Very true, it is possible to change the file extension from '.c' to '.cc' and state that we have a program written in C++. Why would we do that though?

And what part of C++ that isn't supported doesn't work and hides the implementation from optimization do you miss?

Not using a feature is not the same as having the feature not available for unintended use. That allows for slopply coding.

Destructors (and constructors) explicitly cause kernel memory fragmentation. Hiding when and where they occur cause thrashing when not desired.

Exception handling is supposed to be an exception - it doesn't happen as a general course - doing that causes tons of cache misses, and causes a rather big performance penalty when they occur. And because the C++ compiler is creating them, you have no control over it.

If you avoid using the features of C++, then why use C++ at all?

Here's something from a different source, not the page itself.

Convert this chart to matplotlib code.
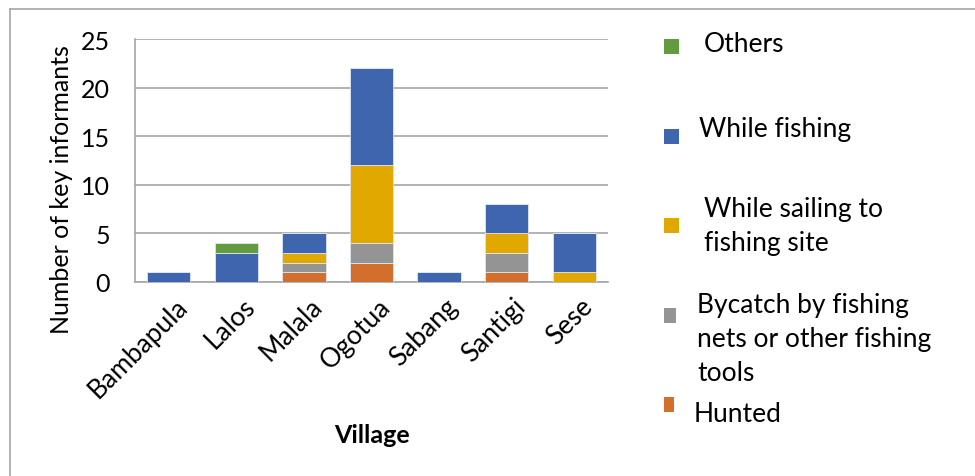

There is nothing wrong with C++ for application use. Use it where it is suitable. But it is not that good at low level hardware control interaction where memory is limited, or has other hardware restrictions.

It has been tried. Some people do it anyway, but will not recognize the pitfalls being introduced.

I have yet to see a general purpose kernel written in C++. Have kernels been done in C++? sure. Are they in general use? nope. None of them.

ok, I see now that your opinion is immune again facts.

do you just want to troll around?

since the rest of your post has the same quality as the quoted part
I have to assume that you just want to argue for the sake of arguing.

I am sorry for trying to have a serious discussion with you

I do not want to do it.
I just state the opinion that if you do it
you have noting to lose because of the same resul.
and you can win if you use C++ features to improve where this is possible
so:
in the wort case you end up with the same result
in the best case with a better result

sounds like a good deal

Well-written C++ code is at least as compact and efficient as well-written C. Those who can do. Those who can't, write in C.

Overriding new and delete allows optimizing the memory allocation strategy for each type or category of object for the platform upon which the code is used. Clean, efficient, and readable.

So far as that antique Torvalds experiment goes, repeatedly quoting old and bad information does not make it either informative or correct.

The Linux community reaps what it sows with the "tainted" machinations and related licensing nonsense. The best drivers for high performance graphics cards will never be offered for Linux platforms.

And achieve the same as the well-written C++ code with less effort.
And slow. You now have two levels of memory allocations to fight with.
It also doesn't make it wrong. What was "bad information"?
That is totally up to the vendors that write drivers. Since they want to perform poorly, that is their choice.

That doesn't make sense to me. How does C++ "mangle" function names? In any case, I would have thought encapsulation would help avoid a lot of the bugs that would otherwise occur.

There is nothing to stop a kernel program from operating at the lowest level. At the very worst, you might need to modify the C header files:
#ifdef __cplusplus
extern "C" {
#endif
etc

http://en.wikipedia.org/wiki/Name_mangling

In compiler construction, name mangling (also called name decoration) is a technique used to solve various problems caused by the need to resolve unique names for programming entities in many modern programming languages.

That is to defeat the name mangling that C++ does.

There is no point to using C++ in the kernel if you have to avoid using C++ features.